The second issue raised by Judicial Watch is the possible existence of internal guidance regarding the use of 501(c)(4) application information to prompt individual audits. Although the IRS may not have been required to search for such records because its searches of the records of various divisions concluded that no such referrals had been made, the Court need not address this issue because the IRS conducted a search for such documents. The Court accepts the good faith and detailed declaration of the Director of the Exempt Organizations Unit of the Tax Exempt and Government Entities Division, who stated that any guidance or similar records would either be on the Division’s “intranet website” or would be found in applicable “sections of the Internal Revenue Manual.” Second Ripperda Decl. ¶ 3. Ms. Ripperda directed a review of the various materials on that portion of the intranet website, as well as the relevant sections of the Internal Revenue Manual, but the search uncovered nothing regarding the referral of individuals. Id. ¶ 4. Ms. Ripperda also oversaw a survey of senior managers in the units that process 501(c)(4) applications and that oversee audit selections and referrals. See Id. No one could recall the existence “of any internal directives or guidance related to referring individuals for audit based on information contained in [501(c)(4)] applications.” Id. The IRS therefore determined that no such guidance materials exist. Absent any reason to doubt the declaration-which is accorded a presumption of good faith, see SafeCard, 926 F.2d at 1200-the Court finds that the IRS identified all record-keeping systems that might contain the guidance documents sought by Judicial Watch and searched them thoroughly.

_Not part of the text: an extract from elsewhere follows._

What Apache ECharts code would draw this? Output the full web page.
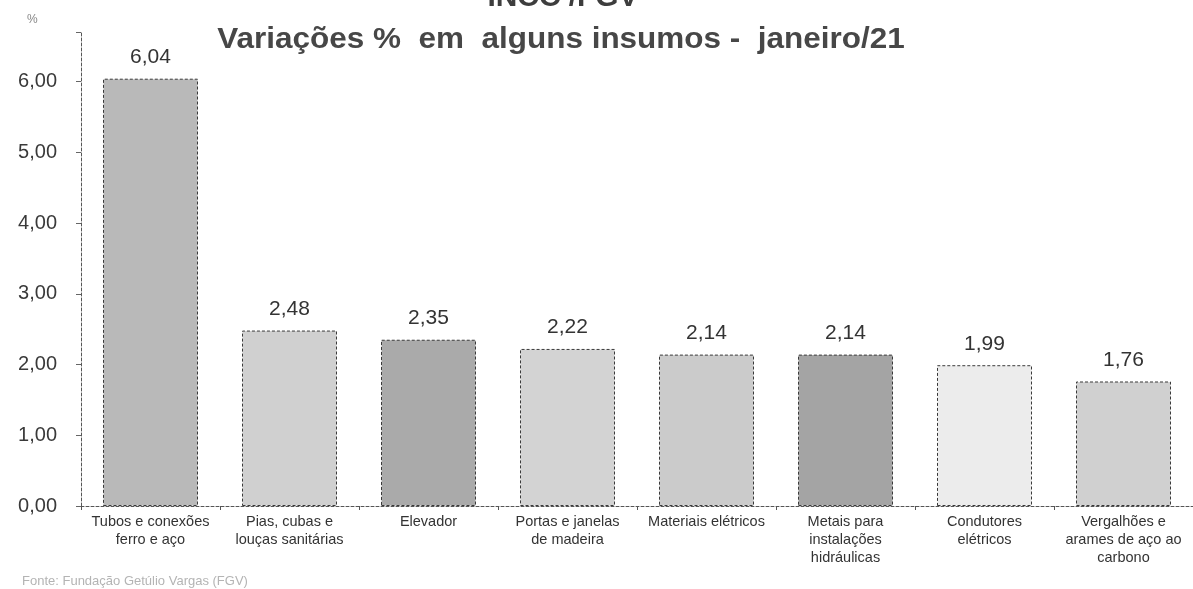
<!DOCTYPE html>
<html>
<head>
<meta charset="utf-8">
<script src="https://cdn.jsdelivr.net/npm/echarts@6/dist/echarts.min.js"></script>
<style>
  html, body { margin: 0; padding: 0; background: #fff; }
  #chart { width: 1193px; height: 589px; }
</style>
</head>
<body>
<div id="chart"></div>
<script>
// Insumos do INCC com as maiores variações em janeiro/21
const categories = [
  'Tubos e conexões\nferro e aço',
  'Pias, cubas e\nlouças sanitárias',
  'Elevador',
  'Portas e janelas\nde madeira',
  'Materiais elétricos',
  'Metais para\ninstalações\nhidráulicas',
  'Condutores\nelétricos',
  'Vergalhões e\narames de aço ao\ncarbono'
];
const values = [6.04, 2.48, 2.35, 2.22, 2.14, 2.14, 1.99, 1.76];
const barColors = ['#b9b9b9', '#d0d0d0', '#aaaaaa', '#d3d3d3', '#cbcbcb', '#a4a4a4', '#ececec', '#d0d0d0'];

const fmt = v => v.toFixed(2).replace('.', ',');
const FONT = '"Liberation Sans", Arial, sans-serif';

const chart = echarts.init(document.getElementById('chart'));
chart.setOption({
  backgroundColor: '#ffffff',
  animation: false,
  graphic: [
    {
      type: 'text', x: 563, y: -17, scaleX: 1.03,
      style: {
        text: 'INCC /FGV', align: 'center', verticalAlign: 'top',
        font: 'bold 29px ' + FONT, fill: '#3d3d3d'
      }
    },
    {
      type: 'text', x: 561, y: 25, scaleX: 1.085,
      style: {
        text: 'Variações %  em  alguns insumos -  janeiro/21',
        align: 'center', verticalAlign: 'top',
        font: 'bold 29px ' + FONT, fill: '#474747'
      }
    },
    {
      type: 'text', x: 27, y: 14,
      style: { text: '%', font: '12px ' + FONT, fill: '#888' }
    },
    {
      type: 'text', x: 22, y: 575,
      style: { text: 'Fonte: Fundação Getúlio Vargas (FGV)', font: '13px ' + FONT, fill: '#b4b4b4' }
    }
  ],
  grid: { left: 81, top: 32, width: 1119, height: 474 },
  xAxis: {
    type: 'category',
    data: categories,
    axisLine: { lineStyle: { color: '#555', type: [3, 2], width: 1 } },
    axisTick: { show: true, length: 4, lineStyle: { color: '#555' } },
    axisLabel: {
      interval: 0, margin: 7,
      fontFamily: FONT, fontSize: 14.5, lineHeight: 18, color: '#333'
    }
  },
  yAxis: {
    type: 'value',
    min: 0, max: 6.7, interval: 1,
    splitLine: { show: false },
    axisLine: { show: true, lineStyle: { color: '#555', type: [3, 2], width: 1 } },
    axisTick: { show: true, length: 5, lineStyle: { color: '#666' } },
    axisLabel: {
      margin: 24,
      fontFamily: FONT, fontSize: 20, color: '#3a3a3a',
      formatter: v => (Math.abs(v - Math.round(v)) < 1e-9 ? fmt(v) : '')
    }
  },
  series: [{
    type: 'bar',
    barWidth: 95,
    data: values.map((v, i) => ({
      value: v,
      itemStyle: { color: barColors[i] }
    })),
    itemStyle: { borderColor: '#3a3a3a', borderWidth: 1, borderType: [3, 2] },
    label: {
      show: true, position: 'top', distance: 11,
      fontFamily: FONT, fontSize: 21, color: '#333',
      formatter: p => fmt(p.value)
    }
  }]
});
</script>
</body>
</html>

D. The IRS Need Not Search for Communications because it Reasonably Concluded that No Relevant Referrals Had Occurred and Further Searches Would Be Unduly Burdensome.
The IRS argues that its findings that there are neither official directives nor guidance regarding the use of information in a Section 501(c)(4) application and that no individual audit referrals took place based upon information gleaned from a Section 501(c)(4) application make it unnecessary to search for further documents, including communications, on the subject. See Reply at 8–9. The IRS has also indicated that any search of the email accounts of its employees for communications that might pertain to a decision to select or not to select an individual for an audit based upon information in a 501(c)(4) application would require the search of approximately 16, 000 employee email accounts (of individuals in 442 different cities), between individuals who worked in offices that process 501(c)(4) applications, those who conduct individual audits, and those who have policy-making authority over audit decisions. See Declaration of Elise Hellmuth (“Hellmuth Decl.”), ECF No. 23-4 ¶ 3. Judicial Watch is correct that the IRS has a central server for the storage of employee emails, but that server has an approximate limit of 6, 000 emails per employee-any email over that limit may be archived and saved locally. See Declaration of Neguiel Hicks in Judicial Watch v. IRS, No. 14-1039, Ex. to Pl.’s Opp. ¶¶ 6–7 (hereinafter “Hicks Decl.”). These archived emails would be solely in control of the individual employee- wherever he or she may be located. See Id. ¶ 7. As the declaration relied upon by Judicial Watch notes, there is no method for the IRS to search these locally saved emails for 16, 000 employees, so the IRS would need to collect files from each employee individually. See Id. ¶¶ 4–10. The declaration relied upon by Judicial Watch was filed in a case in which approximately 2, 200 employees would have been implicated; there, the estimate was that a few years would have been needed to respond, using multiple full-time employees. See Id. ¶¶ 26–27. The burden here would be greater.
The IRS argues that this incredible burden is especially undue because of the unlikelihood that anything responsive would be uncovered. The IRS’s other searches establish-and Judicial Watch’s evidence has not controverted-that no individuals were referred for audit based upon information gleaned from a Section 501(c)(4) application. Therefore, it is speculation at best to say that there exist communications discussing decisions to audit an individual based upon 501(c)(4) applications. And it is well-established that “an agency is not required to expend its limited resources on searches for which it is clear at the outset that no search would produce the records sought.” Cunningham, 40 F.Supp. 3d at 83. Even if there were a small likelihood of success, the Court, according the IRS’s affidavits the appropriate presumption of good faith, finds that the IRS has established a very significant burden that would render Judicial Watch’s proposed search unreasonable. See, e.g., Wolf v. CIA, 569 F.Supp.2d 1, 9 (D.D.C. 2008) (search of microfilm files that would take an estimated 3, 675 hours and cost $147, 000 was unreasonably burdensome, especially in light of the fact that responsive films might not exist); People for the Am. Way v. U.S. Dep’t of Justice, 451 F.Supp.2d 6, 13–14 (D.D.C. 2006) (searching 44, 000 files manually and expending at least 25, 000 hours of work to do so would be unduly burdensome).
For the foregoing reasons, the Court GRANTS the IRS’s motion for summary judgment. An appropriate Order accompanies this Memorandum Opinion.